The violence came a day after the body of a girl, Zainab Amin, whose father said she was around 7, was found on a pile of garbage near a busy road in the district of Kasur. The city is about 30 miles from Lahore, the capital of Punjab province.

News of the killing, and unconfirmed reports that the girl had been raped, swept through Pakistani news programs and social media, and nationally known politicians demanded her killer be found.

Zainab had been missing since Jan. 4 and was last seen on her way to her aunt’s house to take a Quran class, said Muhammad Adnan, the girl’s uncle, according to a statement filed with police.
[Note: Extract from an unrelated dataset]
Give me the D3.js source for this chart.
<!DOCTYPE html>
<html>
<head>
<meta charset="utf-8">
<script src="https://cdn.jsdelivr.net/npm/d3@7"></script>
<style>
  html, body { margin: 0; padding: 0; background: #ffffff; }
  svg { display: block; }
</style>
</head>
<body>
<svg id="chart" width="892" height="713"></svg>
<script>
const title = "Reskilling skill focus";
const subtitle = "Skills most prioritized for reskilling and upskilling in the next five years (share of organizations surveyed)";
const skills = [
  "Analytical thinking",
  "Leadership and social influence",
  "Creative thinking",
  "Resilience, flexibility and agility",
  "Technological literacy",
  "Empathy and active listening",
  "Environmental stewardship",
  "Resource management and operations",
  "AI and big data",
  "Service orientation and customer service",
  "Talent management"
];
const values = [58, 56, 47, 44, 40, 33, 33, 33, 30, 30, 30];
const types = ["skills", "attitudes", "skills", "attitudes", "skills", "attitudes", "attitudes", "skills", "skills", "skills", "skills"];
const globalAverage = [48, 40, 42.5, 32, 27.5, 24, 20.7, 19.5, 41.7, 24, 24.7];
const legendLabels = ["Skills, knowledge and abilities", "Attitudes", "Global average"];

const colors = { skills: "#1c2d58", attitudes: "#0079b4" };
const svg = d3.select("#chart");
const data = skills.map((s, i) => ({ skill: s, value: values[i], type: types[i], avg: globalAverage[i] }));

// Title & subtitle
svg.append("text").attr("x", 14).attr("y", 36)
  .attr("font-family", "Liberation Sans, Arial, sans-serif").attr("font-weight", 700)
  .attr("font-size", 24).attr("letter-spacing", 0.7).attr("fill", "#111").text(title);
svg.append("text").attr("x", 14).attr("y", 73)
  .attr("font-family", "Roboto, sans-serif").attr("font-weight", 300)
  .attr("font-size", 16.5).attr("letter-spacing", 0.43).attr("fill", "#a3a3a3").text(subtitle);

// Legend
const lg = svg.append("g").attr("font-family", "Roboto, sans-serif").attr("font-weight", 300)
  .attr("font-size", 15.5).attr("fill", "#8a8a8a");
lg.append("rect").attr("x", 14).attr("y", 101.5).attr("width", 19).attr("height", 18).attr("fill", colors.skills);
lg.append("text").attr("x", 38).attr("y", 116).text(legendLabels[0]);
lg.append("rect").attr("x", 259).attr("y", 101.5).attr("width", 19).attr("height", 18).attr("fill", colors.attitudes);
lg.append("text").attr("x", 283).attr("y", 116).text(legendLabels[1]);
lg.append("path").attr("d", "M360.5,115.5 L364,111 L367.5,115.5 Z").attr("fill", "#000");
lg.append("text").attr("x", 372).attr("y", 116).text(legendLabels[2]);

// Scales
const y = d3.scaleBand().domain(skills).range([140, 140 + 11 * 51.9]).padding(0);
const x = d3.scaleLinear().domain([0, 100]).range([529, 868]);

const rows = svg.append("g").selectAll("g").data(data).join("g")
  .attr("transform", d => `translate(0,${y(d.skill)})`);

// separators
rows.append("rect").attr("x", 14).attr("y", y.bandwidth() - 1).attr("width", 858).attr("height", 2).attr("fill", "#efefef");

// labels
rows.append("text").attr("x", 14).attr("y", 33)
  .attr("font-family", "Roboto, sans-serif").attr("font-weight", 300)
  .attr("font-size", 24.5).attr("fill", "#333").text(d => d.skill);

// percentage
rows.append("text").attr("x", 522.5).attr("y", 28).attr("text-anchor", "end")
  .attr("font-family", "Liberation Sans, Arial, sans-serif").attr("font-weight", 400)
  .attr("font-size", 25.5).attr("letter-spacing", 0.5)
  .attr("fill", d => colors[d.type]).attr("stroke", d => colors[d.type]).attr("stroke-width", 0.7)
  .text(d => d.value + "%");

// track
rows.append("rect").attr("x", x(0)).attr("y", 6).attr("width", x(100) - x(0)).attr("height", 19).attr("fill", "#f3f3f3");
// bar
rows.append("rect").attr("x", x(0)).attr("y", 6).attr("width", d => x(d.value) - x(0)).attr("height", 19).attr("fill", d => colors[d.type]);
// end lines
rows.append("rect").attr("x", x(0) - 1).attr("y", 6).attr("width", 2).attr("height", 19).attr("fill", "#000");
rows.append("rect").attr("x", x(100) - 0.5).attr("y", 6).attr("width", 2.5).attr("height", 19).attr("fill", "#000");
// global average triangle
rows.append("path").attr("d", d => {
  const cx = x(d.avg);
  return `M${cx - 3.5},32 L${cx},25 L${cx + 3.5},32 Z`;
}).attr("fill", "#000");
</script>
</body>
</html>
As her distraught family searched for her, local authorities released CCTV footage that showed her walking with a man along a road in the evening, holding his hand and showing no apparent signs of fear.

Authorities said she had been dead three or four days when her body was found on Tuesday. Police officials said it appeared she had been strangled, but that they had not yet determined whether she had been raped.

Her parents had gone to Saudi Arabia to perform Umra, a religious pilgrimage. They returned to Pakistan on Wednesday, and while talking to the local news media at the Islamabad airport, her father, Muhammad Amin, accused police of not cooperating in the investigations. He said parents in the district had been living in fear for the last two years as instances of child abuse and abductions rose.

Muhammad Shehbaz Sharif, the chief minister of Punjab province, on Wednesday afternoon ordered a high-level inquiry into the latest killing, saying he was “deeply pained.”

As the atmosphere in Kasur remained tense and public outrage over the killing rose across the country, Sharif removed the district police chief.

Rights activists accuse Pakistani authorities of having long failed to protect children, particularly in Kasur. In 2015, the district made grim headlines when police arrested a group of men accused of abusing hundreds of children and selling videos of the acts.

Pakistan has a dismal record on child protection. Sahil, a local nongovernmental organization, reported that at least 100 children had been killed after sexual violence in 2016. Punjab, the most populous of the country’s four provinces, had the worst record that year, with 2,676 cases of child abuse reported in the region.

Elected officials in Kasur were inundated with phone calls about Zainab’s killing after social media users posted the officials’ contact information.

Sarah N. Ahmad, a Lahore-based urban planner and rights activist, said she had called several officials to urge them to do more to safeguard children. Ahmad said the politicians had expressed disappointment and shock, but she was unsatisfied.

“Enough with empty, toothless promises,” she said.